Insomma, se prima quantomeno bianchi e neri erano costretti ad avere relazioni interpersonali a causa della condizione servile di questi ultimi e se i padroni bianchi erano costretti a dare vitto e alloggio ai propri servitori ora invece i neri venivano costretti in una condizione che per certi versi era pure peggiore. Discriminati, linciati, privati dei loro diritti politici, segregati fisicamente e privati pure della minima dignità concessa dalla precedente situazione.
Il Congresso tenta di reagire, ma il presidente Johnson pone il veto. Andrew Johnson, un ex senatore democratico sudista che non appoggiò la secessione e che per questo venne premiato da Lincoln con la vicepresidenza, si giustificò dietro i “diritti degli stati” per bloccare le iniziative del Congresso. I repubblicani alle elezioni di metà mandato del 1866 ottennero comunque maggioranze tali da riportare l’inquilino della Casa Bianca a più miti consigli. Nel 1868 si aprì una procedura di impeachment nei confronti del presidente.

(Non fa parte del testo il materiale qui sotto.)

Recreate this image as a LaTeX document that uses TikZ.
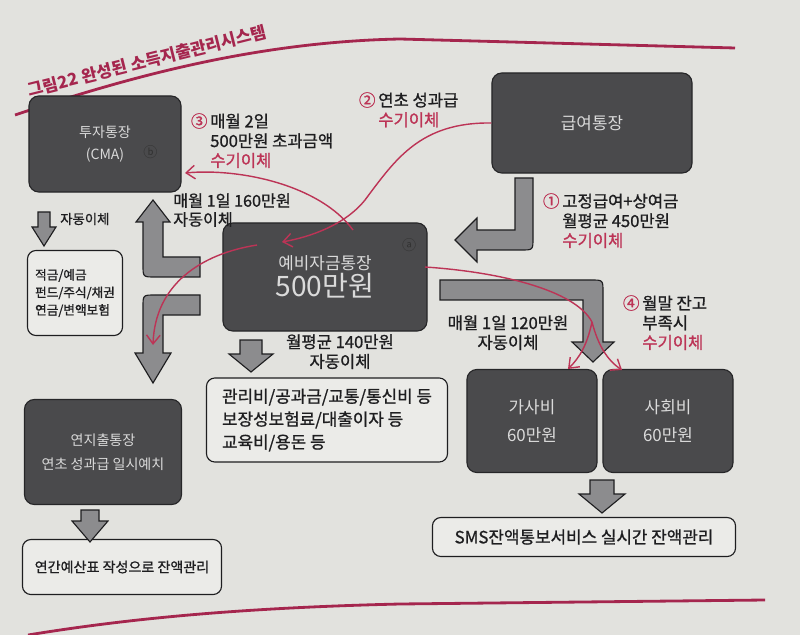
\documentclass[tikz,border=0pt]{standalone}
\usepackage{fontspec}
\setmainfont{Noto Sans CJK KR}
\newfontfamily\labelfont[FakeBold=1]{Noto Sans CJK KR}
\usetikzlibrary{positioning, arrows.meta}

\definecolor{pagebg}{RGB}{226,226,222}
\definecolor{boxfill}{RGB}{74,74,76}
\definecolor{boxedge}{RGB}{38,38,40}
\definecolor{boxtext}{RGB}{218,218,218}
\definecolor{arrgray}{RGB}{140,140,142}
\definecolor{ink}{RGB}{30,30,32}
\definecolor{manred}{RGB}{188,52,86}
\definecolor{titlered}{RGB}{165,38,78}

\tikzset{
  acct/.style={draw=boxedge, line width=0.8pt, fill=boxfill, rounded corners=7pt,
    text=boxtext, align=center, font=\fontsize{12}{15}\selectfont},
  memo/.style={draw=ink, line width=0.8pt, fill=pagebg!70!white, rounded corners=6pt,
    text=ink, align=left},
  lbl/.style={inner sep=0pt, text=ink, align=left, font=\labelfont\fontsize{11.8}{14}\selectfont},
  blockarr/.style={fill=arrgray, draw=ink, line width=0.8pt, line join=miter},
  manual/.style={draw=manred, line width=1pt, -{Straight Barb[length=2.2mm, width=3.4mm]}},
  pageline/.style={draw=titlered, line width=2pt},
  accmark/.style={text=black!80, font=\fontsize{10}{10}\selectfont, inner sep=1pt},
}

\newcommand{\sugi}{\textcolor{manred}{수기이체}}
\newcommand{\rednum}[1]{\llap{\textcolor{manred}{#1}\,}}

\begin{document}
\begin{tikzpicture}[x=0.025cm, y=-0.025cm]
\fill[pagebg] (0,0) rectangle (800,635);
\useasboundingbox (0,0) rectangle (800,635);

% title and page rules
\node[text=titlered, font=\bfseries\fontsize{12}{12}\selectfont, rotate=14] (title) at (147,61) {그림22 완성된 소득지출관리시스템};
\draw[pageline] (15,115) .. controls (120,80) and (250,42) .. (400,39) -- (735,48);
\draw[pageline] (28,635) .. controls (120,620) and (230,608) .. (400,604) -- (765,600);

% accounts
\node[acct, minimum width=3.8cm, minimum height=2.4cm, font=\fontsize{10}{16}\selectfont] (invest) at (105,144) {투자통장\\(CMA)};
\node[acct, minimum width=5cm, minimum height=2.5cm] (salary) at (592,123) {급여통장};
\node[acct, minimum width=5.1cm, minimum height=2.7cm] (reserve) at (325,277) {예비자금통장\\[1pt]{\fontsize{20}{22}\selectfont 500만원}};
\node[acct, minimum width=3.25cm, minimum height=2.575cm, font=\fontsize{12}{20}\selectfont] (living) at (532,421) {가사비\\60만원};
\node[acct, minimum width=3.25cm, minimum height=2.575cm, font=\fontsize{12}{20}\selectfont] (social) at (668,421) {사회비\\60만원};
\node[acct, minimum width=3.925cm, minimum height=2.625cm, font=\fontsize{10}{17}\selectfont] (annual) at (103,452) {연지출통장\\연초 성과급 일시예치};

\node[accmark, below left=10pt and 7pt of reserve.north east] (marka) {ⓐ};
\node[accmark, left=16pt of invest.east, yshift=-6pt] (markb) {ⓑ};

% where the money goes
\node[memo, minimum width=2.375cm, minimum height=2.125cm, inner sep=3pt, font=\labelfont\fontsize{9}{12.5}\selectfont] (savings) at (75,293) {적금/예금\\펀드/주식/채권\\연금/변액보험};
\node[memo, minimum width=6.025cm, minimum height=2.1cm, font=\labelfont\fontsize{12}{16.3}\selectfont] (fixed) at (327,420) {관리비/공과금/교통/통신비 등\\보장성보험료/대출이자 등\\교육비/용돈 등};
\node[memo, minimum width=4.975cm, minimum height=1.375cm, font=\labelfont\fontsize{10}{12}\selectfont] (budget) at (122,567) {연간예산표 작성으로 잔액관리};
\node[memo, minimum width=7.575cm, minimum height=0.975cm, font=\labelfont\fontsize{12}{14}\selectfont] (sms) at (584,537) {SMS잔액통보서비스 실시간 잔액관리};

% labels
\node[lbl, anchor=north west] (lab3) at (210,113) {\rednum{③}매월 2일\\500만원 초과금액\\\sugi};
\node[lbl, anchor=north west] (lab2) at (378,92) {\rednum{②}연초 성과급\\\sugi};
\node[lbl, anchor=north west] (lab1) at (562,193) {\rednum{①}고정급여+상여금\\월평균 450만원\\\sugi};
\node[lbl, anchor=north west] (lab4) at (642,295) {\rednum{④}월말 잔고\\부족시\\\sugi};
\node[lbl, anchor=north west, font=\labelfont\fontsize{11.5}{13.4}\selectfont] (lab160) at (173,193) {매월 1일 160만원\\자동이체};
\node[lbl, anchor=north, align=center] (lab140) at (340,334) {월평균 140만원\\자동이체};
\node[lbl, anchor=north, align=center] (lab120) at (508,315) {매월 1일 120만원\\자동이체};
\node[lbl, anchor=west, font=\labelfont\fontsize{9.5}{12}\selectfont] (labauto) at (60,219) {자동이체};

% gray block arrows
\draw[blockarr] (38,212) -- (50,212) -- (50,227) -- (56,227) -- (44,246) -- (32,227) -- (38,227) -- cycle;
\draw[blockarr] (240,340) -- (262,340) -- (262,354) -- (273,354) -- (251,372) -- (229,354) -- (240,354) -- cycle;
\draw[blockarr] (590,480) -- (614,480) -- (614,494) -- (625,494) -- (602,513) -- (579,494) -- (590,494) -- cycle;
\draw[blockarr] (81,510) -- (99,510) -- (99,521) -- (108,521) -- (90,542) -- (72,521) -- (81,521) -- cycle;
\draw[blockarr] (200,257) -- (200,277) -- (155,277) .. controls (143,277) .. (143,265) -- (143,222) -- (136,222) -- (153,200) -- (170,222) -- (163,222) -- (163,257) -- cycle;
\draw[blockarr] (200,295) -- (155,295) .. controls (143,295) .. (143,307) -- (143,353) -- (135,353) -- (153,383) -- (171,353) -- (163,353) -- (163,315) -- (200,315) -- cycle;
\draw[blockarr] (515,178) -- (533,178) -- (533,238) .. controls (533,250) .. (521,250) -- (477,250) -- (477,262) -- (455,240) -- (477,218) -- (477,230) -- (515,230) -- cycle;
\draw[blockarr] (440,280) -- (591,280) .. controls (603,280) .. (603,292) -- (603,342) -- (614,342) -- (593,362) -- (572,342) -- (583,342) -- (583,300) -- (440,300) -- cycle;

% red manual transfers
\coordinate (r1end) at (282,242);
\coordinate (r2start) at (353,230);
\coordinate (r2end) at (185,173);
\coordinate (r3start) at (257,245);
\coordinate (r3end) at (153,345);
\coordinate (r4start) at (425,267);
\coordinate (split) at (592,322);
\coordinate (r4left) at (568,369);
\coordinate (r4right) at (622,370);

\draw[manual] (salary.west) .. controls (420,122) and (395,160) .. (365,200) .. controls (345,225) and (310,237) .. (r1end);
\draw[manual] (r2start) .. controls (320,185) and (240,168) .. (r2end);
\draw[manual] (r3start) .. controls (200,254) and (155,285) .. (r3end);
\draw[draw=manred, line width=1pt] (r4start) .. controls (500,272) and (575,290) .. (split);
\draw[manual] (split) .. controls (587,345) and (580,357) .. (r4left);
\draw[manual] (split) .. controls (598,345) and (607,360) .. (r4right);
\end{tikzpicture}
\end{document}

La procedura fallì per un solo voto, ma nonostante il fallimento contribuì a riportare Johnson a più miti consigli e indurlo a non ostacolare l’attività del Congresso sulla tematica degli afroamericani.
Venne quindi adottato il XIV Emendamento alla costituzione che bloccò il divieto di voto per gli afroamericani, i Force Acts che stabilirono la supervisione federale sulle procedure elettorali, il Ku Klux Klan act che mise fuori legge la famigerata organizzazione e sospese l’habeas corpus per i suoi membri e il Civil Rights Act che vietò la segregazione nei luoghi pubblici.
La supervisione federale delle elezioni aiutò parecchio l’esercizio del voto della comunità di colore che tra il 1868 e il 1876 vide molti suoi esponenti eletti al Congresso, tutti eletti in rappresentanza dei colori repubblicani. In quegli otto anni varcarono le porte del parlamento federale ben 16 afroamericani, 14 deputati e addirittura 2 senatori eletti nel Mississippi. La pacchia, garantita dall’esercito federale però durò poco, ma per questo appuntamento alla prossima puntata.
Giovanni
(1) W.F. Brundage “Lynching in The New South: Georgia and Virginia 1880-1930”
(2) La Wells nella sua battaglia contro questa pratica documenterà diversi casi di afroamericani linciati per futili motivi.